Comparison recordings of Spem 
                in Alium: 
                Richard Westenberg, Musica Sacra Chorus, 
                BMG/RCA Dolby Surround 09026-60970-2 
                
                Peter Phillips, The Tallis Scholars. 
                Gimell 454 906-2 
              
My late room-mate used 
                to enjoy teasing me about directional 
                recordings. When I would excitedly rush 
                home from the shop with a new recording 
                of a work in stereo where I had heretofore 
                only had one in monophonic sound, he 
                would solemnly ask, "....but did 
                he write it in stereo?" 
                A pity he is not here to hear me triumphantly 
                proclaim, yes, Tallis did indeed write 
                this work in quadraphonic sound. These 
                forty very capable musicians make up 
                eight choirs of five voices each arranged 
                in pairs in the pattern of a cross, 
                and indeed do sing from the four speakers 
                in the corners of your listening room. 
              
 
              
The genesis of the 
                work is interesting. In 1567 Alessandro 
                Striggio came to London from Mantua 
                with a forty voice motet of his own. 

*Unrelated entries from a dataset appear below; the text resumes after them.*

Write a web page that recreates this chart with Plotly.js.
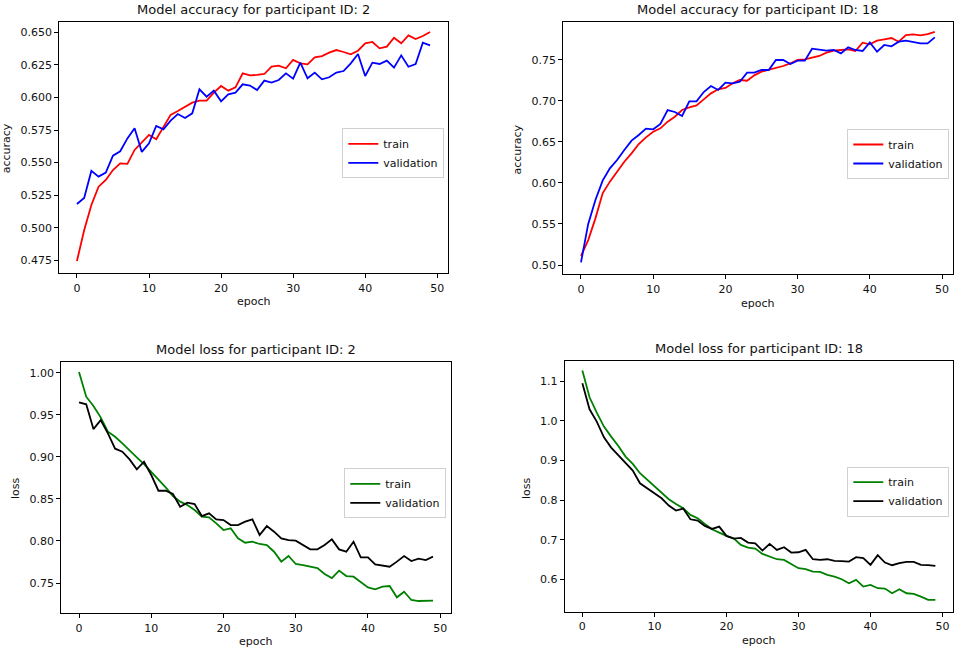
<!DOCTYPE html>
<html>
<head>
<meta charset="utf-8">
<script src="https://cdn.plot.ly/plotly-3.0.1.min.js"></script>
<style>
  html, body { margin: 0; padding: 0; background: #fff; }
  #plot { width: 957px; height: 652px; }
</style>
</head>
<body>
<div id="plot"></div>
<script>
// epochs 0..49
const epochs = [
  0, 1, 2, 3, 4, 5, 6, 7, 8, 9,
  10, 11, 12, 13, 14, 15, 16, 17, 18, 19,
  20, 21, 22, 23, 24, 25, 26, 27, 28, 29,
  30, 31, 32, 33, 34, 35, 36, 37, 38, 39,
  40, 41, 42, 43, 44, 45, 46, 47, 48, 49
];
const xTicks = [0, 10, 20, 30, 40, 50];

// participant 2 - accuracy
const acc2Train = [
  0.4745, 0.498, 0.5175, 0.5315, 0.5367, 0.5443, 0.5494, 0.549, 0.5597, 0.5653,
  0.5712, 0.5679, 0.5776, 0.5866, 0.5896, 0.593, 0.596, 0.5975, 0.5975, 0.6037,
  0.6088, 0.6052, 0.6078, 0.6185, 0.617, 0.6173, 0.618, 0.6236, 0.6244, 0.6224,
  0.6288, 0.6262, 0.6254, 0.6308, 0.6318, 0.6344, 0.6364, 0.6349, 0.6331, 0.6359,
  0.6416, 0.6426, 0.6377, 0.639, 0.6459, 0.6416, 0.6477, 0.6449, 0.6472, 0.6503
];
const acc2Val = [
  0.5182, 0.5228, 0.5436, 0.5392, 0.5423, 0.5553, 0.5587, 0.5686, 0.5763, 0.5582,
  0.5648, 0.5781, 0.5755, 0.5822, 0.5873, 0.5842, 0.5878, 0.6063, 0.6006, 0.6052,
  0.597, 0.6024, 0.6037, 0.6101, 0.6091, 0.6057, 0.6129, 0.6114, 0.6134, 0.6185,
  0.6144, 0.6267, 0.6147, 0.6191, 0.6139, 0.6155, 0.6191, 0.6203, 0.6262, 0.6334,
  0.6165, 0.6267, 0.6257, 0.6283, 0.6229, 0.6323, 0.6236, 0.6257, 0.6421, 0.64
];

// participant 18 - accuracy
const acc18Train = [
  0.511, 0.5304, 0.5568, 0.5873, 0.6015, 0.6136, 0.6258, 0.636, 0.6473, 0.6554,
  0.6623, 0.6664, 0.6745, 0.6806, 0.6887, 0.692, 0.6944, 0.7017, 0.709, 0.7139,
  0.7155, 0.7212, 0.7252, 0.7244, 0.7309, 0.7354, 0.7374, 0.7399, 0.7423, 0.7455,
  0.7496, 0.7504, 0.7528, 0.7545, 0.7585, 0.761, 0.7618, 0.7626, 0.7606, 0.7707,
  0.7687, 0.7731, 0.7748, 0.7764, 0.7719, 0.78, 0.7808, 0.7796, 0.7812, 0.7837
];
const acc18Val = [
  0.5033, 0.55, 0.5791, 0.6027, 0.6177, 0.6278, 0.64, 0.6514, 0.6583, 0.666,
  0.6652, 0.6717, 0.6887, 0.6863, 0.6814, 0.6993, 0.6993, 0.7106, 0.7179, 0.7131,
  0.722, 0.7212, 0.7232, 0.7342, 0.7342, 0.7374, 0.7374, 0.7496, 0.7496, 0.7447,
  0.7488, 0.7488, 0.7634, 0.7626, 0.761, 0.7618, 0.7577, 0.765, 0.7618, 0.7606,
  0.7711, 0.7597, 0.7679, 0.7662, 0.7719, 0.7731, 0.7715, 0.7699, 0.7699, 0.7772
];

// participant 2 - loss
const loss2Train = [
  1.001, 0.9715, 0.9604, 0.9469, 0.9299, 0.9239, 0.916, 0.9073, 0.8994, 0.8914,
  0.8823, 0.8732, 0.8637, 0.8534, 0.8467, 0.8427, 0.8368, 0.8288, 0.828, 0.8209,
  0.813, 0.815, 0.8031, 0.7979, 0.7991, 0.7964, 0.7952, 0.7872, 0.7754, 0.7821,
  0.7726, 0.7714, 0.7694, 0.7678, 0.7607, 0.7559, 0.7647, 0.7583, 0.7575, 0.7516,
  0.7448, 0.7425, 0.7456, 0.7464, 0.733, 0.7397, 0.7298, 0.7286, 0.7286, 0.729
];
const loss2Val = [
  0.9647, 0.9624, 0.933, 0.9437, 0.9279, 0.9097, 0.9061, 0.897, 0.8851, 0.8942,
  0.8784, 0.8597, 0.8597, 0.8558, 0.8407, 0.8455, 0.8439, 0.8296, 0.8328, 0.8257,
  0.8249, 0.8189, 0.8189, 0.8229, 0.8257, 0.8071, 0.8177, 0.811, 0.8031, 0.8011,
  0.8003, 0.7952, 0.79, 0.79, 0.7952, 0.8019, 0.79, 0.7872, 0.7991, 0.7805,
  0.7805, 0.7722, 0.771, 0.7694, 0.7754, 0.7821, 0.7761, 0.7789, 0.7773, 0.7813
];

// participant 18 - loss
const loss18Train = [
  1.127, 1.0596, 1.0209, 0.9855, 0.9603, 0.9367, 0.9098, 0.8912, 0.8677, 0.8508,
  0.8357, 0.8189, 0.802, 0.7902, 0.7793, 0.7625, 0.754, 0.7397, 0.7263, 0.7178,
  0.7094, 0.7035, 0.6867, 0.68, 0.6774, 0.664, 0.6572, 0.6505, 0.6488, 0.6379,
  0.6278, 0.6253, 0.6194, 0.6185, 0.6109, 0.6067, 0.6, 0.5899, 0.5983, 0.5815,
  0.5857, 0.5773, 0.5764, 0.5646, 0.5747, 0.5646, 0.5629, 0.5562, 0.5478, 0.5478
];
const loss18Val = [
  1.095, 1.0293, 0.9981, 0.9586, 0.9325, 0.914, 0.8929, 0.8744, 0.8424, 0.8298,
  0.8189, 0.8045, 0.786, 0.7734, 0.7785, 0.7515, 0.7481, 0.7347, 0.7271, 0.733,
  0.7094, 0.7027, 0.7044, 0.6926, 0.6909, 0.6724, 0.6892, 0.6741, 0.6808, 0.6673,
  0.6682, 0.6741, 0.6505, 0.6488, 0.6505, 0.6463, 0.6455, 0.6446, 0.6556, 0.6531,
  0.6362, 0.6606, 0.6421, 0.6354, 0.6404, 0.6438, 0.6438, 0.6362, 0.6354, 0.6337
];

const panelTitles = [
  'Model accuracy for participant ID: 2',
  'Model accuracy for participant ID: 18',
  'Model loss for participant ID: 2',
  'Model loss for participant ID: 18'
];

const W = 957, H = 652;
// pixel -> paper helpers (margins are zero)
function px(x) { return x / W; }
function py(y) { return 1 - y / H; }

const FONT = 'DejaVu Sans, sans-serif';
const INK = '#111';

function line(y, name, color, xa, ya, leg) {
  return {
    type: 'scatter', mode: 'lines',
    x: epochs, y: y, name: name,
    xaxis: xa, yaxis: ya, legend: leg,
    line: { color: color, width: 1.8 },
    hoverinfo: 'x+y'
  };
}

const traces = [
  line(acc2Train, 'train', '#ff0000', 'x', 'y', 'legend'),
  line(acc2Val, 'validation', '#0000ff', 'x', 'y', 'legend'),
  line(acc18Train, 'train', '#ff0000', 'x2', 'y2', 'legend2'),
  line(acc18Val, 'validation', '#0000ff', 'x2', 'y2', 'legend2'),
  line(loss2Train, 'train', '#008000', 'x3', 'y3', 'legend3'),
  line(loss2Val, 'validation', '#000000', 'x3', 'y3', 'legend3'),
  line(loss18Train, 'train', '#008000', 'x4', 'y4', 'legend4'),
  line(loss18Val, 'validation', '#000000', 'x4', 'y4', 'legend4')
];

function xAxis(left, right, anchor) {
  return {
    domain: [px(left), px(right)], anchor: anchor,
    range: [-2.45, 51.45], tickvals: xTicks,
    showline: true, mirror: true, linecolor: '#000', linewidth: 1,
    ticks: 'outside', ticklen: 4, tickcolor: '#000',
    showgrid: false, zeroline: false,
    tickfont: { size: 11, color: INK }
  };
}
function yAxis(top, bottom, anchor, range, dtick, fmt) {
  return {
    domain: [py(bottom), py(top)], anchor: anchor,
    range: range, dtick: dtick, tick0: 0, tickformat: fmt,
    showline: true, mirror: true, linecolor: '#000', linewidth: 1,
    ticks: 'outside', ticklen: 4, tickcolor: '#000',
    showgrid: false, zeroline: false,
    tickfont: { size: 11, color: INK }
  };
}
function legendAt(left, top) {
  return {
    x: px(left), y: py(top), xanchor: 'left', yanchor: 'top',
    bgcolor: 'rgba(255,255,255,0.8)', bordercolor: '#d0d0d0', borderwidth: 1,
    font: { size: 11, color: INK }, itemwidth: 30, tracegroupgap: 0
  };
}
function text(t, x, y, size, angle) {
  return {
    text: t, xref: 'paper', yref: 'paper', x: px(x), y: py(y),
    xanchor: 'center', yanchor: 'middle', showarrow: false,
    textangle: angle || 0, font: { size: size, color: INK }
  };
}

const layout = {
  width: W, height: H,
  margin: { l: 0, r: 0, t: 0, b: 0 },
  paper_bgcolor: '#fff', plot_bgcolor: '#fff',
  font: { family: FONT, color: INK },
  xaxis: xAxis(59.3, 447.7, 'y'),
  yaxis: yAxis(22.3, 273.3, 'x', [0.465, 0.6577], 0.025, '.3f'),
  xaxis2: xAxis(563.3, 952.5, 'y2'),
  yaxis2: yAxis(22.3, 274.3, 'x2', [0.4887, 0.7955], 0.05, '.2f'),
  xaxis3: xAxis(61.3, 450.7, 'y3'),
  yaxis3: yAxis(361.7, 613.3, 'x3', [0.714, 1.0131], 0.05, '.2f'),
  xaxis4: xAxis(564.7, 953, 'y4'),
  yaxis4: yAxis(360.7, 611.7, 'x4', [0.518, 1.152], 0.1, '.1f'),
  legend: legendAt(342.3, 128.3),
  legend2: legendAt(847.3, 129),
  legend3: legendAt(344.3, 468.3),
  legend4: legendAt(847.3, 466.7),
  annotations: [
    text(panelTitles[0], 253.5, 9.5, 13),
    text(panelTitles[1], 758, 9.5, 13),
    text(panelTitles[2], 256, 349.3, 13),
    text(panelTitles[3], 759, 348.5, 13),
    text('epoch', 253.5, 301.7, 11),
    text('epoch', 758, 303.3, 11),
    text('epoch', 256, 641.7, 11),
    text('epoch', 759, 640.7, 11),
    text('accuracy', 6, 148.3, 11, -90),
    text('accuracy', 517.3, 149.3, 11, -90),
    text('loss', 15.7, 488.3, 11, -90),
    text('loss', 526.3, 487.7, 11, -90)
  ]
};

Plotly.newPlot('plot', traces, layout, { displayModeBar: false, staticPlot: true });
</script>
</body>
</html>
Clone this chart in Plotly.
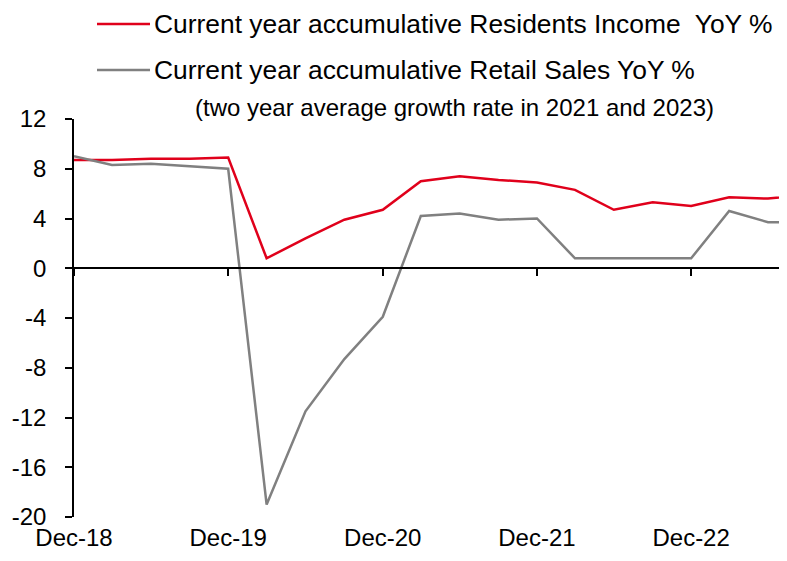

                An English nobleman who heard the concert 
                asked whether or not an Englishman could 
                "set so good a song." Tallis 
                took up the challenge; apparently the 
                first performance of the work was "in 
                the round" as heard on this recording. 
                Three years after his death, Tallis’s 
                anthem Absterge Domine was sung to the 
                words Discomfort them, O Lord 
                as a prayer for the defeat of the Spanish 
                Armada. 
              
 
              
Make no mistake, this 
                is a beautiful recording, but not a 
                perfect one, for at times during the 
                louder moments of Spem in alium 
                and Salve intemerata the hall 
                acoustic tends to ring disagreeably. 
                The quieter sections of these and other 
                works on this disk are most effective. 
                It could be a question of microphone 
                placement; I don’t detect that the acoustic 
                has been electronically altered. 
              
A contemporary music 
                critic referred to this type of church 
                music as "A pleasant experience 
                much drawn out." But nobody went 
                to sleep during a Tallis concert for 
                just as you get used to the wash of 
                exquisite consonance, he will throw 
                you a dissonant passing tone and wake 
                you up. His putative pupil William Byrd 
                could do this as well, with equal skill, 
                no mean trick in modal harmony. 
              
 
              
On any recording of 
                the music of Tallis, the inevitable 
                question must be answered: No, this 
                disk does not contain the piece upon 
                which Vaughan Williams based his Tallis 
                Fantasia. I know of no recording 
                of that work, and I had to find the 
                score and make myself a MIDI file in 
                order to hear it played on my computer. 
              
 
              
Sound in the DVD-Audio 
                tracks is excellent except for the slight 
                ringing tendency on the louder passages. 
                The dts tracks preserve most 
                of the precise directionality and much 
                of the smoothness of the DVD-Audio tracks, 
                while the Dolby tracks tend to a little 
                more mushy an acoustic and have a higher 
                distortion level, about like a CD would 
                be. I have not had the opportunity to 
                hear an SACD release of this recording. 
              
 
              
Musica Sacra is a New 
                York group of considerable reputation; 
                they rush through Spem in alium 
                in under eight minutes. They avoid acoustical 
                overload in the cathedral of St. John 
                the Divine by singing rather quietly 
                and with supporting lines dropping in 
                volume behind solo lines. Their recording 
                released in Dolby Surround Sound does 
                provide sound sources throughout the 
                listening space, although not with the 
                accuracy of the discrete 4.0 sound, 
                however beautifully they sing and however 
                smooth and ambient the recording. Matrix 
                quad (such as AC-3, that is Dolby Surround) 
                is like sex in that it only works if 
                you don’t try to figure it out. Even 
                the recording by The Tallis Scholars, 
                who complete the work in just under 
                ten minutes and who sing with drama 
                as well as sweetness, expands satisfactorily 
                in surround sound processing to fill 
                the listening space. Both these recordings 
                avoid the ringing overload heard on 
                the Summerly recording. Heard under 
                optimum circumstances, these three recordings 
                are different but are dead equals in 
                terms of overall beauty and commitment.